Nonetheless, Friedman’s idea eventually made it into law. The year was 1975, and Gerald Ford and the Democratic Congress cooperated in imposing the Tax Reduction Act of 1975. (A list of similarly named bills in the post-war period would suggest that taxes have been declining for decades!)
Buried in the bill was an end-of-the-year tax credit for low-income taxpayers. It claimed to increase the incentive to work instead of being on welfare (again, this trick is as old as the welfare state itself). It was more than a tax deduction; it was “refundable” up to $400. It was a direct subsidy available whether or not you had paid any taxes at all.
As Friedman said, the subsidy involves low administrative costs because it is facilitated by the tax return itself. If you are eligible, you say so, and it is made part of your refund check. It looks like a deduction, sounds like a deduction, but is actually welfare.
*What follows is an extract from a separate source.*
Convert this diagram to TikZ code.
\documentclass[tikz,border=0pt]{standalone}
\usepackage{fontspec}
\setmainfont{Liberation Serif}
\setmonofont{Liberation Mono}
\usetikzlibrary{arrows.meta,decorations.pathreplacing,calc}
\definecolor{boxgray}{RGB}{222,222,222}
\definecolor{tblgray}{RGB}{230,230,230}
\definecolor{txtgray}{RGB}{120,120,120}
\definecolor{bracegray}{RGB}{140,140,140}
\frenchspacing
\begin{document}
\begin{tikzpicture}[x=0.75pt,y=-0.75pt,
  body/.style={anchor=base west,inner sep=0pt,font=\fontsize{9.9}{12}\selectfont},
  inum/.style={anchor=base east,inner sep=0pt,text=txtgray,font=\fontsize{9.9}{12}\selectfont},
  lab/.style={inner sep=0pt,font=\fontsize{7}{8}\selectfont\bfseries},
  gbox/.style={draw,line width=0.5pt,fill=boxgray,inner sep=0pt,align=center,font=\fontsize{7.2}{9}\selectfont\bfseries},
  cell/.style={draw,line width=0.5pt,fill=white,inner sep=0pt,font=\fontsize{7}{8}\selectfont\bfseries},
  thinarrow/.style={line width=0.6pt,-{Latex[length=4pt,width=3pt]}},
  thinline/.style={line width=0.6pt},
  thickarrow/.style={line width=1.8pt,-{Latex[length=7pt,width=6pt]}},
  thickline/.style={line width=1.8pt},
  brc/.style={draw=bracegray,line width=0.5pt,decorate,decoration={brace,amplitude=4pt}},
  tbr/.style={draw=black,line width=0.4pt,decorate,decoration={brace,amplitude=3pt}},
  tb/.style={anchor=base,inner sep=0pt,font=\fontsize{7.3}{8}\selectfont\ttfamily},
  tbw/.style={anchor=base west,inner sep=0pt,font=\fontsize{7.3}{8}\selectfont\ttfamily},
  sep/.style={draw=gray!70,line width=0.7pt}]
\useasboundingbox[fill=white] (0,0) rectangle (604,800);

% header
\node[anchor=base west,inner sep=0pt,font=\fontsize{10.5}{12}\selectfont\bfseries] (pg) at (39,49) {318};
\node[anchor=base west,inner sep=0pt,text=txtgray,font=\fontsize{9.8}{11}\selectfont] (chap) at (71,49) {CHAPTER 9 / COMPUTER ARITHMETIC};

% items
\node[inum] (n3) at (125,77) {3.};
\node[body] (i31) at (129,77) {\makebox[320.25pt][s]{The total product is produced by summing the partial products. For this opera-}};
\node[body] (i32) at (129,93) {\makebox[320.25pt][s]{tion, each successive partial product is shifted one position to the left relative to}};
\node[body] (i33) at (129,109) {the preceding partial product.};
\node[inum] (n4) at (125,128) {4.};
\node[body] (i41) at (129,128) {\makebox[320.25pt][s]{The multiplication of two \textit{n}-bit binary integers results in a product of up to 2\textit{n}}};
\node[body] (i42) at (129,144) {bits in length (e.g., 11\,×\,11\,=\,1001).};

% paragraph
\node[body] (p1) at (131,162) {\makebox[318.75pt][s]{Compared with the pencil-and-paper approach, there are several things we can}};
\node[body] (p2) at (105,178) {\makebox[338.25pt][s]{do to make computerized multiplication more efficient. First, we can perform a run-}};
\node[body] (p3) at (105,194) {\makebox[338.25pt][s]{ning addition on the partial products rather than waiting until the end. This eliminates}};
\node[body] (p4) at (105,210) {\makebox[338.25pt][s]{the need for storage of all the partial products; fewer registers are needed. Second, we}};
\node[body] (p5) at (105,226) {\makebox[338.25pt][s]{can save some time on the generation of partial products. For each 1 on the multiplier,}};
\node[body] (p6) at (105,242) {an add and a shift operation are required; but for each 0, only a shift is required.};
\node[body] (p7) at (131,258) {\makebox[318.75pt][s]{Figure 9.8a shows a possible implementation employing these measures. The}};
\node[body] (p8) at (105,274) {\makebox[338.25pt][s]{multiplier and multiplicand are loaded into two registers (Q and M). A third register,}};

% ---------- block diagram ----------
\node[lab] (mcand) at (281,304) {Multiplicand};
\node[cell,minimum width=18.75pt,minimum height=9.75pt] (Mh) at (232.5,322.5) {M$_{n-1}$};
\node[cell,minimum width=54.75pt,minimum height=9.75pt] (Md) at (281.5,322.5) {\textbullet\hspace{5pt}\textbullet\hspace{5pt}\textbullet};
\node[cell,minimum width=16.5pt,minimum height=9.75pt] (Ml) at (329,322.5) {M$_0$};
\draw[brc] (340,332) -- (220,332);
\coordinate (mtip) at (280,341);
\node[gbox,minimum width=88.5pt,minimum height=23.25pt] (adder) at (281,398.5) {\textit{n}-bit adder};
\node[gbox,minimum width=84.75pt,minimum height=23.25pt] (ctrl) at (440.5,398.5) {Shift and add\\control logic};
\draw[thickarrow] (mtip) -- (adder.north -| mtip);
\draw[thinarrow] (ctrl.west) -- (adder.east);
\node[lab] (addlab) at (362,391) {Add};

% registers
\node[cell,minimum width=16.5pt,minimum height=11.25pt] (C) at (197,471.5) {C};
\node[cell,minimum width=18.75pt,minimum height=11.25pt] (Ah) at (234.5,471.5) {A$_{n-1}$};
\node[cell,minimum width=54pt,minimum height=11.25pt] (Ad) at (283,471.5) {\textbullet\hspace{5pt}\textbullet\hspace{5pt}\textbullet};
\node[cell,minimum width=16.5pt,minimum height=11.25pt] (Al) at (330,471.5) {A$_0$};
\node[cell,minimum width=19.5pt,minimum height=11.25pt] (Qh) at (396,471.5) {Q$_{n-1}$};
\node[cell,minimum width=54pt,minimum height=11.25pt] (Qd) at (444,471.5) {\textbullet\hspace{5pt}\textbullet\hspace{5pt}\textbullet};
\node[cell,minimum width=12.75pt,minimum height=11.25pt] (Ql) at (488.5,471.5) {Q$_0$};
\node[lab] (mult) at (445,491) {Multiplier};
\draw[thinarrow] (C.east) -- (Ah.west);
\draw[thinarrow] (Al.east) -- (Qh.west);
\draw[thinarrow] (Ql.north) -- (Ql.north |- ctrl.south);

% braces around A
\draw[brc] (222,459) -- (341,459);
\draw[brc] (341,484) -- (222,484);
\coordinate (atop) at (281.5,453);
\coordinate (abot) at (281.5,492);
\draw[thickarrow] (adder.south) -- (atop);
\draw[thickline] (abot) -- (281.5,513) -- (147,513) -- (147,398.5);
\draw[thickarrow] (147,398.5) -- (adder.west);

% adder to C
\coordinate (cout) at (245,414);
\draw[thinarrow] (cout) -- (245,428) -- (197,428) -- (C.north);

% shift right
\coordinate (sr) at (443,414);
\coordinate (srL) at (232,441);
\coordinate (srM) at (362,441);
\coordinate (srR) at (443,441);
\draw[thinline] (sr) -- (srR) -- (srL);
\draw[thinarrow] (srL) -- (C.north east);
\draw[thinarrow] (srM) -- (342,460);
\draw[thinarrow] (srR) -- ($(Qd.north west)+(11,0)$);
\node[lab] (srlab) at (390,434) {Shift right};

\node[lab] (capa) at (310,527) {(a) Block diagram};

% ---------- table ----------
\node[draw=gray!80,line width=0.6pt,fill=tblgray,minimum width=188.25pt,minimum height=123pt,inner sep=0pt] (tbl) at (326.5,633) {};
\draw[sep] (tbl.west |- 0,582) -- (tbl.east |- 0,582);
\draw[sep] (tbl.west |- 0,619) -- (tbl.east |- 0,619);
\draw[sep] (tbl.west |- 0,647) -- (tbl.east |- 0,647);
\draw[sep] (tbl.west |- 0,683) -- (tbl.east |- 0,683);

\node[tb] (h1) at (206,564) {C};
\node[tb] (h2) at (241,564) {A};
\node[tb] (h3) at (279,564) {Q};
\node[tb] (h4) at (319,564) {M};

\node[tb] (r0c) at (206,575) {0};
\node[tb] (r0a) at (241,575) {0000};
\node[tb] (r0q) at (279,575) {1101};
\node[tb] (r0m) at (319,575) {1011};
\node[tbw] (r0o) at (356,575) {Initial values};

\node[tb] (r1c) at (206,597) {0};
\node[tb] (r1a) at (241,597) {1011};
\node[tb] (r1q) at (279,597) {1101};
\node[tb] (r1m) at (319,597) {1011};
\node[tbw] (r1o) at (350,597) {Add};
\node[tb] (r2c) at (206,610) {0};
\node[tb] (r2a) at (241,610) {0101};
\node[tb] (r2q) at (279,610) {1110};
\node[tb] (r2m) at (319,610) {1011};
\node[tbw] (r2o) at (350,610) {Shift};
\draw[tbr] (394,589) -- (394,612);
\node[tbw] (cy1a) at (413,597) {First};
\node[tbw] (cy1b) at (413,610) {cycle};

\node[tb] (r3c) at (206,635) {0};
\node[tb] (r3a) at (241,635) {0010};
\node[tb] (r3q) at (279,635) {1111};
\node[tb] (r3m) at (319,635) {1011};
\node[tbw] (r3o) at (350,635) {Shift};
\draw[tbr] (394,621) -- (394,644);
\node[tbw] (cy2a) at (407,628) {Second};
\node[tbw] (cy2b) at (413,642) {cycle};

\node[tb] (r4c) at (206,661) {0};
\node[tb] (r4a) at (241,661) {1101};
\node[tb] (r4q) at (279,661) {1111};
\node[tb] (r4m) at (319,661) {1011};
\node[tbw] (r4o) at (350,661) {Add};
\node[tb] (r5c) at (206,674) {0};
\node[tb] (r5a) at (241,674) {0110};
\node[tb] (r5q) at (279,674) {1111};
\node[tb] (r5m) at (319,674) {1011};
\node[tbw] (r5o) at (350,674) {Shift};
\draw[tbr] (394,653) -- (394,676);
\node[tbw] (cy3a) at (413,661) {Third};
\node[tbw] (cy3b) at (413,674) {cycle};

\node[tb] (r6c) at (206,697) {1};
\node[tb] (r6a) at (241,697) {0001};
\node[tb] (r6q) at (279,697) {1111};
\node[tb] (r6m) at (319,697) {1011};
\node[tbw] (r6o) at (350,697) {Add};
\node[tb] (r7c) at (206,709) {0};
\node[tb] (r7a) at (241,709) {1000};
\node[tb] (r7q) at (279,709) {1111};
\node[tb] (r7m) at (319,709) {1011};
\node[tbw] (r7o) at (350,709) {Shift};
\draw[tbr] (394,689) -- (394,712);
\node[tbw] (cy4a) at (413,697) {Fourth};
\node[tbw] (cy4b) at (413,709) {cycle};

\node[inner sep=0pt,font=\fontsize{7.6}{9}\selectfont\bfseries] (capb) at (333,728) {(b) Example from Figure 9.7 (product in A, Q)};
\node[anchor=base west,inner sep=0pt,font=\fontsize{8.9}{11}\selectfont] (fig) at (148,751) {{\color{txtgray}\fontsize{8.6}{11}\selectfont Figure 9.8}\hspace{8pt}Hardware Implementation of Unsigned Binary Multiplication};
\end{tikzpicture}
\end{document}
There was a notable difference between this particular “tax credit” and other forms of welfare. There was no asset test or net-worth ceiling to qualify (again, just as Friedman had suggested). Having two cars in the driveway, a yacht at the marina, and a private plane at the airport does not disqualify anyone from receiving it. “Low income” and poor, it turns out, are not necessarily the same thing.
Like many new programs, it was supposed to be temporary, but year by year, Congress extended it on the urging of Ford, Carter, Reagan, and then Bush. And like every other government program, the benefits went up and up. In 1977, the maximum a family could receive went to $500, and a new partial tax credit was given on incomes up to $10,000. It increased again in 1984, for a new maximum of $550. By 1990, it had reached $953.
Not only that: the program became more expansive. It began to give more money if the recipient had two children instead of one. Also new was an additional credit up to $357 if a child was under one year old.
It was under Clinton that the program went berserk. In 1993, the maximum refund was up to $1,511, and by two years later had actually doubled, to a whopping $3,110. At the end of 1996, it will reach its highest ever, at $3,564. Also introduced in 1994 was the same tax credit for a single person with no dependents. What began as a $1.2 billion program in 1974 now costs almost $25 billion per year.
So much for getting people off welfare. It has become an instrument for recruiting new dependents, and massively redistributing income. One does not have to be working to get it. Neither does one have to be poor. A worker can get payments included in his paycheck. As the fastest growing single item in the welfare state, it is becoming the guaranteed national income socialists have long dreamed about imposing.
With a fraud rate estimated by the General Accounting Office to be as much as 45 percent, it is a lavish perk provided courtesy of hard-working taxpayers. Because it is now a major cornerstone of the welfare state, politicians no longer even talk about eliminating it. It was completely untouched by the 1996 welfare reform.
After the Republicans took over Congress in 1994, they attempted a very minor reform. They planned to deny the refund to childless workers, repealing a change that had just gone into effect. The largest change was a lower income ceiling at which the partial credit would kick in. Overall, the Republicans offered only a slight change in the rate of increase.
Clinton went on the offensive to claim the Republicans were increasing taxes on the working poor. He used Washington’s two classic lies to great effect: 1) a reduction in the rate of increase is a cut, and 2) there is no distinction between a tax credit and an outright subsidy. Republicans, who have used these lies for their own purposes, never developed an effective response to Clinton’s absurdities.
One clue to the true nature of the program is that the government wants people to use it. “The measure of our success,” said IRS commissioner Fred Goldberg in 1993, “is if every family entitled to this credit claims it and gets every dollar they (sic)are due.” Have you ever heard of the government advertising a real deduction—like the home office deduction—much less longing for more people to use it?
The only way to reform this program is first to expose it as the welfare redistribution program that it really is. It should not be called the Earned Income Tax Credit; it should be denounced as the Unearned Income Transfer Payment, and immediately abolished. So long as that solution is not contemplated, the program will grow without limit, drawing more and more people into the ranks of the government s dependents. Such is the price of intellectual compromise.